1. DCMs. Without seeing your design, I can only speculate how or if a DCM will help in your design. If you've used DCMs before, you probably considered it already. If you haven't, browse application notes from Xilinx and see if it will help in your situation. One possible reason is to simply generate a PLL.

1. Your original question (is it possible...): Where did you get your parts? Disty? Gray Market (dumpster diver)?

2. Try to meet 100 MHz timing. Look at the long paths. Fix these. E.g., move combinatorial logic from the Q side a flip flop to the D side of the flip flop. If you have a good version of Synplify, it can do some of this for you.
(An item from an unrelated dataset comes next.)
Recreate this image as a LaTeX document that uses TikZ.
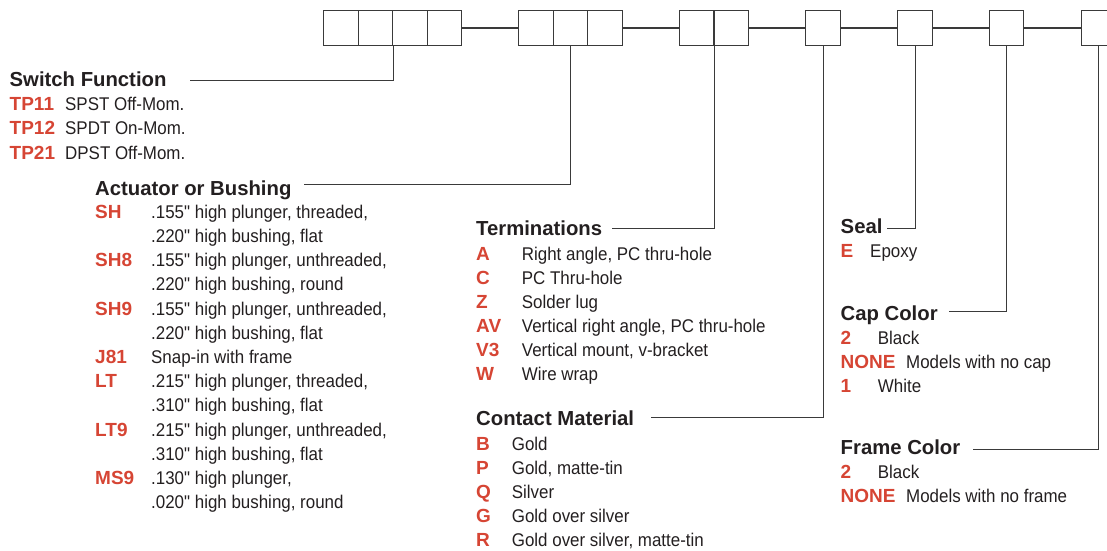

1. Do you have a clue where the failure is occuring? Off chip interface? Boundary between clock domains? Recommendation: Divide and conquer. E.g., run the dual port FIFO flags to pins and monitor those. If it repeatedly fails without any anomolies there, you know that is not your problem. I am groping in the dark not having your specification or implementation. But divide and conquer works best.

2. If the simulations are lengthy, by the time you read this, you could have run one long simulation.

1. If the problem is the different clock domains, it will be hard to find these problems. Xilinx have very small set/hold times, and it is actually hard to hit them in simulation, even if you try to get a setup and hold violation. Try modeling some random jitter on one of your clocks sources during the simulation, or sliding the frequency.

2. Do you have a self-checking test bench?

1. If you think it is between the clock domains, study your implementation of any status signals you are passing between the two domains.

2. Work with the software guys to develop test cases to narrow down a scenerio that makes the failure occur more often.

1. Have you put offset specifications in your UCF file?

2. Are you doing any fixed point multiplication? Do you have multi-cycle paths? Are you sure all of your signals are synchronous to the clocks they are sampled on.

Anyway, these are all pretty generic obvious things too look at. Only you and your software guys can divide and conquer.